0214名無しさん@ピンキー
2024/04/10(水) 21:32:04.91ID:0i3eTQUgウナァ〜
そのふざけた甘え声を耳にした時、さすがに私は耳を疑いました。
ここは私の家の中です。私。つまりは黒ムツなのです。
裏の畑や近所ならまだしも、私の家の敷地内で害獣の鳴き声がするなど、これまで生活してきて一度もありませんでした。
何事かと思いましたが、何事もなにも、この声が聞こえるということは、そのまさかなのです。
今私がいるこのプレハブの外に、害獣がいるということです。
私としては信じられない出来事ですが、プレハブのカーテンを少しだけ開き、隙間から外を眺めると、なんといました。黒のgatitoです!

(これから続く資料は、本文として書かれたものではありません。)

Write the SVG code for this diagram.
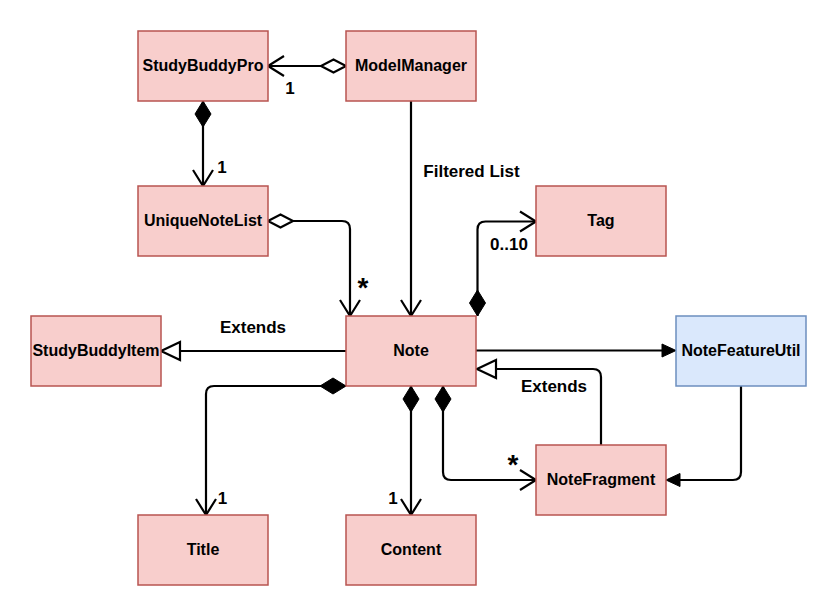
<svg xmlns="http://www.w3.org/2000/svg" width="838" height="616" viewBox="0 0 838 616">
  <style>
    .box { fill: #f8cecc; stroke: #b85450; stroke-width: 1.5; }
    .blue { fill: #dae8fc; stroke: #6c8ebf; stroke-width: 1.5; }
    .nt { font-family: "Liberation Sans", Arial, sans-serif; font-weight: bold; font-size: 16px; fill: #000; text-anchor: middle; }
    .lb { font-family: "Liberation Sans", Arial, sans-serif; font-weight: bold; font-size: 17px; fill: #000; }
    .ast { font-family: "Liberation Sans", Arial, sans-serif; font-weight: bold; font-size: 28px; fill: #000; }
    .edge { fill: none; stroke: #000; stroke-width: 2.2; }
  </style>
  <defs>
    <marker id="openArrow" markerUnits="userSpaceOnUse" orient="auto" markerWidth="40" markerHeight="40" viewBox="-20 -20 40 40" refX="0" refY="0" overflow="visible">
      <path d="M -16 -10 L 0 0 L -16 10" fill="none" stroke="#000" stroke-width="2.2"/>
    </marker>
    <marker id="openDiamond" markerUnits="userSpaceOnUse" orient="auto" markerWidth="40" markerHeight="40" viewBox="-5 -20 40 40" refX="0" refY="0" overflow="visible">
      <path d="M 0 0 L 12.5 -6.5 L 25 0 L 12.5 6.5 Z" fill="#fff" stroke="#000" stroke-width="2.2"/>
    </marker>
    <marker id="filledDiamond" markerUnits="userSpaceOnUse" orient="auto" markerWidth="40" markerHeight="40" viewBox="-5 -20 40 40" refX="0" refY="0" overflow="visible">
      <path d="M 0 0 L 13 -8 L 26 0 L 13 8 Z" fill="#000" stroke="#000" stroke-width="1"/>
    </marker>
    <marker id="hollowTri" markerUnits="userSpaceOnUse" orient="auto" markerWidth="40" markerHeight="40" viewBox="-5 -20 40 40" refX="0" refY="0" overflow="visible">
      <path d="M 19 0 L 0 -9 L 0 9 Z" fill="#fff" stroke="#000" stroke-width="2.2"/>
    </marker>
    <marker id="block" markerUnits="userSpaceOnUse" orient="auto" markerWidth="40" markerHeight="40" viewBox="-5 -20 40 40" refX="0" refY="0" overflow="visible">
      <path d="M 14 0 L 0 -6.5 L 0 6.5 Z" fill="#000" stroke="#000" stroke-width="1"/>
    </marker>
  </defs>
  <rect width="838" height="616" fill="#fff"/>

  <g id="connectors">
    <path class="edge" d="M 346 66 L 268 66" marker-start="url(#openDiamond)" marker-end="url(#openArrow)"/>
    <path class="edge" d="M 203 101 L 203 186" marker-start="url(#filledDiamond)" marker-end="url(#openArrow)"/>
    <path class="edge" d="M 268 221 L 342 221 Q 350 221 350 229 L 350 316" marker-start="url(#openDiamond)" marker-end="url(#openArrow)"/>
    <path class="edge" d="M 411 101 L 411 316" marker-end="url(#openArrow)"/>
    <path class="edge" d="M 477.5 316 L 477.5 229.5 Q 477.5 221.5 485.5 221.5 L 536 221.5" marker-start="url(#filledDiamond)" marker-end="url(#openArrow)"/>
    <path class="edge" d="M 346 351 L 180 351" marker-end="url(#hollowTri)"/>
    <path class="edge" d="M 476 350.5 L 662 350.5" marker-end="url(#block)"/>
    <path class="edge" d="M 601 445 L 601 377 Q 601 369 593 369 L 496 369" marker-end="url(#hollowTri)"/>
    <path class="edge" d="M 741 386 L 741 472 Q 741 480 733 480 L 680 480" marker-end="url(#block)"/>
    <path class="edge" d="M 346 386 L 214 386 Q 206 386 206 394 L 206 515" marker-start="url(#filledDiamond)" marker-end="url(#openArrow)"/>
    <path class="edge" d="M 411 386 L 411 515" marker-start="url(#filledDiamond)" marker-end="url(#openArrow)"/>
    <path class="edge" d="M 443 386 L 443 472 Q 443 480 451 480 L 536 480" marker-start="url(#filledDiamond)" marker-end="url(#openArrow)"/>

    <text class="lb" x="290" y="94" text-anchor="middle">1</text>
    <text class="lb" x="222" y="173" text-anchor="middle">1</text>
    <text class="ast" x="363" y="297" text-anchor="middle">*</text>
    <text class="lb" x="471.5" y="177" text-anchor="middle">Filtered List</text>
    <text class="lb" x="509" y="250" text-anchor="middle">0..10</text>
    <text class="lb" x="253" y="333" text-anchor="middle">Extends</text>
    <text class="lb" x="554" y="392" text-anchor="middle">Extends</text>
    <text class="ast" x="513" y="474" text-anchor="middle">*</text>
    <text class="lb" x="222.5" y="504" text-anchor="middle">1</text>
    <text class="lb" x="393" y="504" text-anchor="middle">1</text>
  </g>

  <g id="StudyBuddyPro"><rect class="box" x="138" y="31" width="130" height="70"/><text class="nt" x="203" y="70.5">StudyBuddyPro</text></g>
  <g id="ModelManager"><rect class="box" x="346" y="31" width="130" height="70"/><text class="nt" x="411" y="70.5">ModelManager</text></g>
  <g id="UniqueNoteList"><rect class="box" x="138" y="186" width="130" height="70"/><text class="nt" x="203" y="225.5">UniqueNoteList</text></g>
  <g id="Tag"><rect class="box" x="536" y="186" width="130" height="70"/><text class="nt" x="601" y="225.5">Tag</text></g>
  <g id="StudyBuddyItem"><rect class="box" x="31" y="316" width="130" height="70"/><text class="nt" x="96" y="355.5">StudyBuddyItem</text></g>
  <g id="Note"><rect class="box" x="346" y="316" width="130" height="70"/><text class="nt" x="411" y="355.5">Note</text></g>
  <g id="NoteFeatureUtil"><rect class="blue" x="676" y="316" width="130" height="70"/><text class="nt" x="741" y="355.5">NoteFeatureUtil</text></g>
  <g id="NoteFragment"><rect class="box" x="536" y="445" width="130" height="70"/><text class="nt" x="601" y="484.5">NoteFragment</text></g>
  <g id="Title"><rect class="box" x="138" y="515" width="130" height="70"/><text class="nt" x="203" y="554.5">Title</text></g>
  <g id="Content"><rect class="box" x="346" y="515" width="130" height="70"/><text class="nt" x="411" y="554.5">Content</text></g>
</svg>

通路に置いてあるゴミのコンテナをカリカリと引っ掻いては、ウナァ〜などと一生懸命鳴いているのです。
その様子から察するに、雨を凌げる場所を探している。そして、なにか食べ物を探している感じでした。
さらには親からはぐれて、呼んでいるのかもしれません。
黒gatitoは立ち上がって一生懸命コンテナを引っ掻いています。しかし蓋には手が届きません。
コンテナからは生ゴミの匂いがするでしょう。それを食いたいと思うほどにコイツは空腹なのかもしれません。
また、コイツは体毛が濡れています。
結構雨の中を歩いてきたのしょう。
まあそんな事情は私にとってはどうでもいいのです。
私はなんだか、その光景を見ているうちに、ゾクゾクしてまいりました。
コイツは逃すわけにはいかない。そう感じているのかもしれません。
だっておそらくコイツは、あの夜、例の雑木林の家の敷地内で目が光っていた黒gatitoなのですから!
例の家が解体され、一家は住む場所をなくし、その結果コイツはこうして私の家の中に流れ込んできたのしょうね!
こんな再会の仕方があっていいのでしょうか。
まさかの展開すぎて、面白くてたまりませんw
ゾクゾクします。
私はプレハブの入り口の扉を少しだけ開いておきました。
このgatitoが雨宿りのために、このプレハブ内に入ってくるワンチャンスを期待し、
私は存在感を消して、中で待つことにしました。